To succeed in your interviews, you need to understand exactly how Anduril Industries evaluates its engineering candidates. The onsite loop will test your technical depth, your architectural foresight, and your ability to collaborate.
Data Modeling and Pipeline Engineering
This area evaluates your core ability to move, transform, and store data efficiently. At a hardware-and-software company like Anduril, data comes in various shapes and speeds, from structured operational metrics to high-velocity sensor streams. You need to prove you can build reliable pipelines that handle these diverse workloads without dropping critical information.
Be ready to go over:
- Batch vs. Streaming Processing – Understanding when to use Airflow and Spark versus Kafka or other real-time streaming tools.
- Data Warehousing and Data Lakes – Designing schemas (e.g., Star schema, Snowflake schema) and optimizing storage formats (Parquet, ORC) for query performance.
- ETL/ELT Best Practices – Handling data quality, idempotency, and pipeline failure recovery.
- Advanced concepts (less common) – Geospatial data indexing, time-series database optimizations, and edge-computing data synchronization.
Example questions or scenarios:
- "Design a data pipeline that ingests continuous telemetry data from a fleet of autonomous drones and makes it available for real-time dashboarding."
- "How would you handle late-arriving data in a daily batch ETL job?"
- "Walk me through how you would optimize a highly complex, slow-running SQL query used by the analytics team."
Coding and Algorithmic Problem Solving
While you are not interviewing for a generalist software engineering role, your coding skills must be sharp.

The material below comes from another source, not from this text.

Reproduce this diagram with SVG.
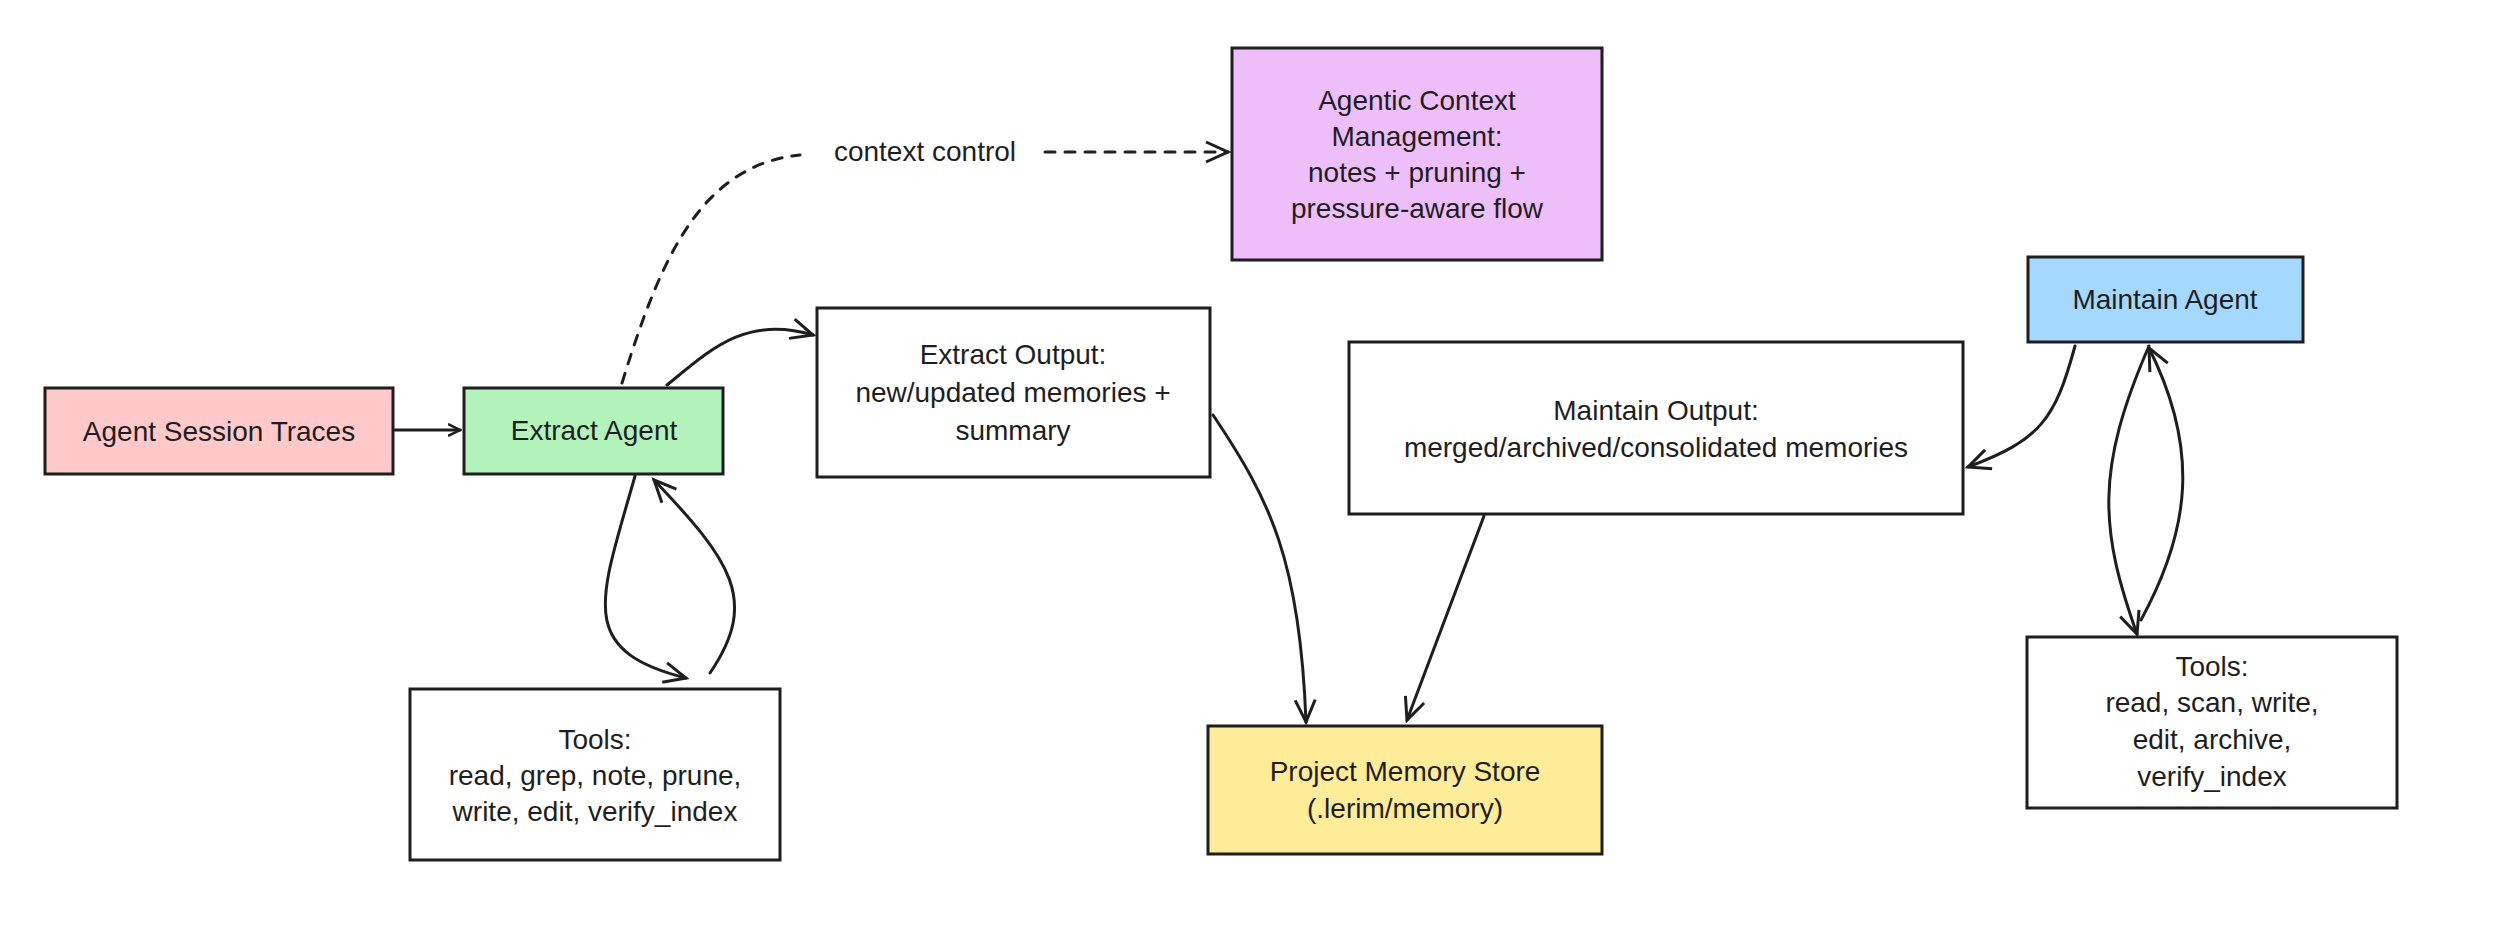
<svg xmlns="http://www.w3.org/2000/svg" width="2502" height="946" viewBox="0 0 2502 946">
<style>
rect{stroke:#1e1e1e;stroke-width:3}
text{font-family:"Liberation Sans",sans-serif;font-size:28px;fill:#1e1e1e;text-anchor:middle}
.c path{fill:none;stroke:#1e1e1e;stroke-width:3;stroke-linecap:round}
</style>
<defs><marker id="a" markerWidth="14" markerHeight="14" refX="12" refY="7" orient="auto" markerUnits="userSpaceOnUse" viewBox="0 0 14 14"><path d="M0,1 L12,7 L0,13" fill="none" stroke="#1e1e1e" stroke-width="2.5"/></marker>
<marker id="b" markerWidth="28" markerHeight="28" refX="24" refY="14" orient="auto" markerUnits="userSpaceOnUse" viewBox="0 0 28 28"><path d="M2,4 L24,14 L2,24" fill="none" stroke="#1e1e1e" stroke-width="3"/></marker></defs>
<g id="traces"><rect x="45" y="388" width="348" height="86" fill="#ffc9c9"/><text x="219" y="441">Agent Session Traces</text></g>
<g id="extract"><rect x="464" y="388" width="259" height="86" fill="#b2f2bb"/><text x="594" y="440">Extract Agent</text></g>
<g id="extract-output"><rect x="817" y="308" width="393" height="169" fill="#fff"/><text x="1013" y="364">Extract Output:</text><text x="1013" y="402">new/updated memories +</text><text x="1013" y="440">summary</text></g>
<g id="tools1"><rect x="410" y="689" width="370" height="171" fill="#fff"/><text x="595" y="749">Tools:</text><text x="595" y="785">read, grep, note, prune,</text><text x="595" y="821">write, edit, verify_index</text></g>
<g id="acm"><rect x="1232" y="48" width="370" height="212" fill="#eebefa"/><text x="1417" y="110">Agentic Context</text><text x="1417" y="146">Management:</text><text x="1417" y="182">notes + pruning +</text><text x="1417" y="218">pressure-aware flow</text></g>
<g id="maintain"><rect x="2028" y="257" width="275" height="85" fill="#a5d8ff"/><text x="2165" y="309">Maintain Agent</text></g>
<g id="maintain-output"><rect x="1349" y="342" width="614" height="172" fill="#fff"/><text x="1656" y="420">Maintain Output:</text><text x="1656" y="457">merged/archived/consolidated memories</text></g>
<g id="store"><rect x="1208" y="726" width="394" height="128" fill="#ffec99"/><text x="1405" y="781">Project Memory Store</text><text x="1405" y="818">(.lerim/memory)</text></g>
<g id="tools2"><rect x="2027" y="637" width="370" height="171" fill="#fff"/><text x="2212" y="676">Tools:</text><text x="2212" y="712">read, scan, write,</text><text x="2212" y="749">edit, archive,</text><text x="2212" y="786">verify_index</text></g>
<g class="c" id="connectors">
<path d="M395,430 L460,430" marker-end="url(#a)"/>
<path d="M622,383 C660,260 700,165 800,155" stroke-dasharray="10 10"/>
<path d="M1045,152 L1228,152" stroke-dasharray="10 10" marker-end="url(#b)"/>
<text x="925" y="161">context control</text>
<path d="M667,385 C710,350 745,315 813,335" marker-end="url(#b)"/>
<path d="M635,476 C600,600 575,650 686,678" marker-end="url(#b)"/>
<path d="M710,673 C760,600 730,560 654,480" marker-end="url(#b)"/>
<path d="M1213,415 C1270,500 1300,560 1306,722" marker-end="url(#b)"/>
<path d="M1484,516 L1407,720" marker-end="url(#b)"/>
<path d="M2075,346 C2055,420 2040,440 1968,467" marker-end="url(#b)"/>
<path d="M2149,346 C2095,470 2100,530 2137,634" marker-end="url(#b)"/>
<path d="M2141,620 C2190,530 2200,450 2149,348" marker-end="url(#b)"/>
</g>
</svg>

Data Engineers at Anduril write production-level code to build infrastructure, automate deployments, and transform complex datasets. Interviewers want to see clean, maintainable, and efficient code, typically in Python or SQL.
Be ready to go over:
- Advanced SQL – Window functions, complex joins, CTEs, and query execution plans.
- Python for Data Engineering – Data manipulation using Pandas, interacting with APIs, and writing efficient data parsing scripts.
- Data Structures and Algorithms – Basic algorithmic complexity (Big O notation) and using the right data structures for efficient data processing.
- Advanced concepts (less common) – Concurrent programming, memory management in Python, and custom Spark UDFs.
Example questions or scenarios:
- "Write a Python script to parse a nested JSON payload from a sensor API and flatten it into a relational format."
- "Given a table of user session logs, write a SQL query to find the top 3 longest sessions for each user."
- "Implement a function to merge two large, sorted datasets efficiently without loading both entirely into memory."
Cross-Functional Collaboration and Product Sense
Because your final round includes an interview with a Product Manager, this is a distinct and crucial evaluation area. Anduril builds complex products for end-users in defense and security. Your data infrastructure must serve these products. You are evaluated on how well you understand the "why" behind the data, not just the "how."
Be ready to go over:
- Requirement Gathering – Translating vague product needs into strict data engineering requirements.
- Trade-off Communication – Explaining technical debt, latency trade-offs, or infrastructure costs to non-technical stakeholders.
- User-Centric Engineering – Understanding how data latency or inaccuracy impacts the end operator using the Lattice OS.
Example questions or scenarios:
- "Tell me about a time you had to push back on a product requirement because it was technically unfeasible or too costly."
- "How do you ensure the data pipelines you build actually solve the problem the product team is trying to address?"
- "Explain a complex data architecture concept to me as if I were a stakeholder with no technical background."